Господи Боже. Неужто конец? Сейчас, в сортире, среди всего этого? И не увижусь ни с кем?
А с кем? С сыном? С мужем? С так называемыми друзьями? С теми, кто загнал тебя сюда? «Ведь каждый, кто любимым был, любимых убивал…» Милый, наивный Оскар. Бедняга. Знал ведь, что каждый скажет, найдя меня здесь.
А каждый скажет: сама виновата. Нечего было затевать этот дурацкий ремонт, кому он нужен. Съездила бы лучше в Грецию отдохнуть на пару недель. Как, со мной? Нет, я не могу. Сейчас никак. Ну, никак. Давай на следующий год! На следующий смогу, обязательно. Ну конечно. Или в Рим. Лучше в Рим. Через год съездим вместе в Рим. А пока одна поезжай, лучше в Грецию. Ты о ней всю жизнь читала. Вот и увидишь – своими глазами. А я – нет. Я не могу. Занят, именно сейчас занят.
Да, так скажет каждый из них – и сын, и муж, и любая подруга. А друзей у меня нет.
Жаль. Не того жаль, что умру в сортире. Что никого не увижу. Нет, не этого. А жаль, что никто не узнает, что такое была моя жизнь. И что такое была я. И вообще – как все это было.
А кому это надо? Кому интересно? Да, пожалуй, никому. Если уж живая – никому, то post mortem…

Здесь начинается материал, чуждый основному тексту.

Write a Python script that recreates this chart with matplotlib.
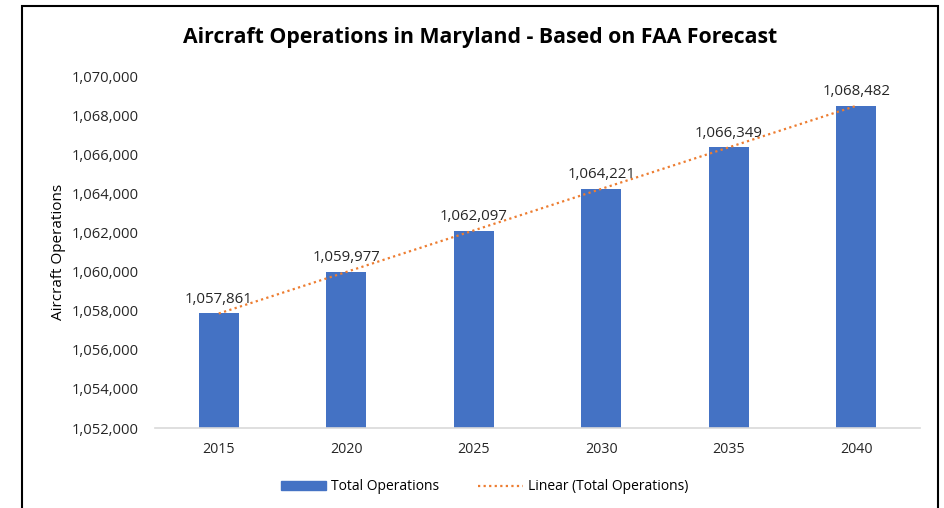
import numpy as np
import matplotlib.pyplot as plt
from matplotlib.patches import Rectangle
from matplotlib.lines import Line2D

years = ["2015", "2020", "2025", "2030", "2035", "2040"]
ops = [1057861, 1059977, 1062097, 1064221, 1066349, 1068482]
yticks = list(range(1052000, 1070001, 2000))

plt.rcParams['font.family'] = ['Open Sans', 'DejaVu Sans']

fig = plt.figure(figsize=(9.45, 5.08), dpi=100)
W, H = 945, 508
ax = fig.add_axes([155 / W, 1 - 428 / H, 765 / W, (428 - 76) / H])

x = np.arange(len(years))
bars = ax.bar(x, ops, width=0.31, color='#4472C4', zorder=2)

# linear trendline like excel
m, b = np.polyfit(x, ops, 1)
ax.plot(x, m * x + b, linestyle=(0, (1, 1.5)), color='#ED7D31', lw=1.6, zorder=3)

for xi, v in zip(x, ops):
    ax.text(xi, v + 350, f"{v:,}", ha='center', va='bottom', fontsize=10.8, color='#262626')

ax.set_xlim(-0.5, len(years) - 0.5)
ax.set_ylim(1052000, 1070000)
ax.set_xticks(x)
ax.set_xticklabels(years, fontsize=10.3, color='#262626')
ax.set_yticks(yticks)
ax.set_yticklabels([f"{t:,}" for t in yticks], fontsize=10.6, color='#262626')
ax.tick_params(length=0, pad=10)
ax.tick_params(axis='y', pad=12)
for s in ['top', 'right', 'left']:
    ax.spines[s].set_visible(False)
ax.spines['bottom'].set_color('#D9D9D9')
ax.spines['bottom'].set_linewidth(1.2)
ax.set_ylabel("Aircraft Operations", fontsize=11, color='black', labelpad=4)

fig.text(480 / W, 1 - 37 / H, "Aircraft Operations in Maryland - Based on FAA Forecast",
         ha='center', va='center', fontsize=15.3, fontweight='bold')

# outer frame
fig.patches.append(Rectangle((22 / W, -0.05), (938 - 22) / W, 1 - 6 / H + 0.05,
                             transform=fig.transFigure, fill=False, edgecolor='black', lw=1.5))

handles = [Rectangle((0, 0), 1, 1, color='#4472C4'),
           Line2D([], [], linestyle=(0, (1, 1.5)), color='#ED7D31', lw=1.6)]
fig.legend(handles, ["Total Operations", "Linear (Total Operations)"], loc='center',
           bbox_to_anchor=(485 / W, 1 - 487 / H), ncol=2, frameon=False, fontsize=10,
           handlelength=3.2, handleheight=0.6, handletextpad=0.4, columnspacing=2.8)

fig.savefig("out.png", dpi=100)
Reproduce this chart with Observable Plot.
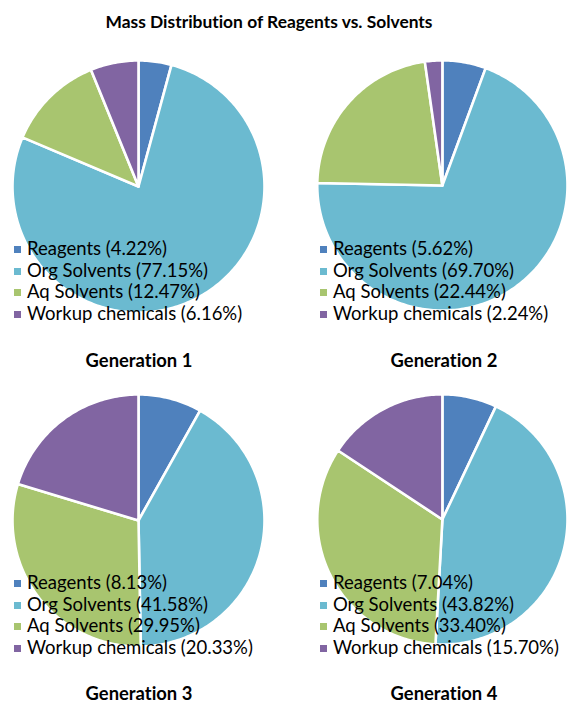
<!DOCTYPE html>
<html>
<head>
<meta charset="utf-8">
<script src="https://cdn.jsdelivr.net/npm/d3@7"></script>
<script src="https://cdn.jsdelivr.net/npm/@observablehq/plot@0.6"></script>
<style>
  html, body { margin: 0; padding: 0; background: #fff; }
  #root { position: relative; width: 567px; height: 703px; overflow: hidden; font-family: Lato, "Open Sans", sans-serif; color: #000; font-variant-ligatures: none; }
  .title { position: absolute; left: 0; width: 538px; top: 12px; line-height: 20px; text-align: center; font-weight: bold; font-size: 17.4px; }
  .panel { position: absolute; }
  .gen { position: absolute; width: 280px; text-align: center; font-weight: bold; font-size: 18.4px; line-height: 14px; }
  .legend { position: absolute; font-size: 18.5px; line-height: 21.7px; white-space: nowrap; }
  .legend .sw { display: inline-block; width: 7px; height: 7px; margin-right: 6px; vertical-align: middle; position: relative; top: -1px; }
</style>
</head>
<body>
<div id="root"></div>
<script>
const title = "Mass Distribution of Reagents vs. Solvents";
const categories = ["Reagents", "Org Solvents", "Aq Solvents", "Workup chemicals"];
const generations = ["Generation 1", "Generation 2", "Generation 3", "Generation 4"];
const gen1 = [4.22, 77.15, 12.47, 6.16];
const gen2 = [5.62, 69.70, 22.44, 2.24];
const gen3 = [8.13, 41.58, 29.95, 20.33];
const gen4 = [7.04, 43.82, 33.40, 15.70];
const series = [gen1, gen2, gen3, gen4];

const colors = ["#4F81BD", "#6BBAD0", "#A8C56F", "#8165A2"];

// layout (styles only)
const panels = [
  {left: 0,   top: 40,  width: 283, ml: 12, mr: 19, legendLeft: 14,  legendTop: 238, genLeft: -1,  genTop: 353},
  {left: 284, top: 40,  width: 285, ml: 33, mr: 0,  legendLeft: 320, legendTop: 238, genLeft: 304, genTop: 353},
  {left: 0,   top: 374, width: 283, ml: 12, mr: 19, legendLeft: 14,  legendTop: 572, genLeft: -1,  genTop: 686},
  {left: 284, top: 374, width: 285, ml: 33, mr: 0,  legendLeft: 320, legendTop: 572, genLeft: 304, genTop: 686}
];

const root = document.getElementById("root");
const t = document.createElement("div");
t.className = "title"; t.textContent = title;
root.appendChild(t);

function slicePolygons(values) {
  const arcs = d3.pie().sort(null).value(d => d)(values);
  const pts = [];
  arcs.forEach((a, i) => {
    const cat = categories[i];
    pts.push({cat, x: 0, y: 0});
    const n = Math.max(2, Math.ceil((a.endAngle - a.startAngle) / (Math.PI / 180)));
    for (let k = 0; k <= n; k++) {
      const ang = a.startAngle + (a.endAngle - a.startAngle) * k / n;
      pts.push({cat, x: Math.sin(ang), y: Math.cos(ang)});
    }
  });
  return pts;
}

series.forEach((values, i) => {
  const p = panels[i];
  const chart = Plot.plot({
    width: p.width,
    height: 334,
    marginLeft: p.ml,
    marginRight: p.mr,
    marginTop: 20,
    marginBottom: 62,
    x: {domain: [-1, 1], axis: null},
    y: {domain: [-1, 1], axis: null},
    color: {domain: categories, range: colors},
    style: {background: "transparent", overflow: "visible"},
    marks: [
      Plot.line(slicePolygons(values), {
        x: "x", y: "y", z: "cat", fill: "cat",
        stroke: "white", strokeWidth: 2.6, strokeLinejoin: "round",
        curve: "linear-closed"
      })
    ]
  });
  const holder = document.createElement("div");
  holder.className = "panel";
  holder.style.left = p.left + "px";
  holder.style.top = p.top + "px";
  holder.appendChild(chart);
  root.appendChild(holder);

  const lg = document.createElement("div");
  lg.className = "legend";
  lg.style.left = p.legendLeft + "px";
  lg.style.top = p.legendTop + "px";
  categories.forEach((c, j) => {
    const row = document.createElement("div");
    const sw = document.createElement("span");
    sw.className = "sw"; sw.style.background = colors[j];
    row.appendChild(sw);
    row.appendChild(document.createTextNode(`${c} (${values[j].toFixed(2)}%)`));
    lg.appendChild(row);
  });
  root.appendChild(lg);

  const g = document.createElement("div");
  g.className = "gen";
  g.style.left = p.genLeft + "px";
  g.style.top = p.genTop + "px";
  g.textContent = generations[i];
  root.appendChild(g);
});
</script>
</body>
</html>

Нет, ты не права. Сама виновата – да, согласна. Только в другом. Зачем все скрыла? Зачем всю жизнь себя от всех скрывала?
Выживу – напишу. Все напишу, подробно. А умру?
Так, признавайся. Сама себе признавайся. Настало время. Ты только что говорила – времени нет. Есть. Вот оно. Пришло время.
Мертвая? Живая? Не важно. Ты не сможешь ничего рассказать даже живая. Ни слова. Ты раба, а потому бессловесна.
Потому что сама себя задавила. Застегнула цепочку с амулетом из красного сердолика – камня со странной надписью… Хранил он меня? Погубил ли? Заперла, словно надела рабский ошейник, своей рукой повернула ключ – или запаяла, не знаю, как у них там делали. Вот этой рукой, на которой алеет сейчас борозда от ведерка с краской.
Рабы молчаливы. Говорят свободные.
Ну что ж. Так и будет Ты, рабыня слова, одно сделать смогла и успела – сына своего вырастила свободным. И передала его, свободного, своему властелину. Божественному Логосу, летучему духу, что витает где хочет.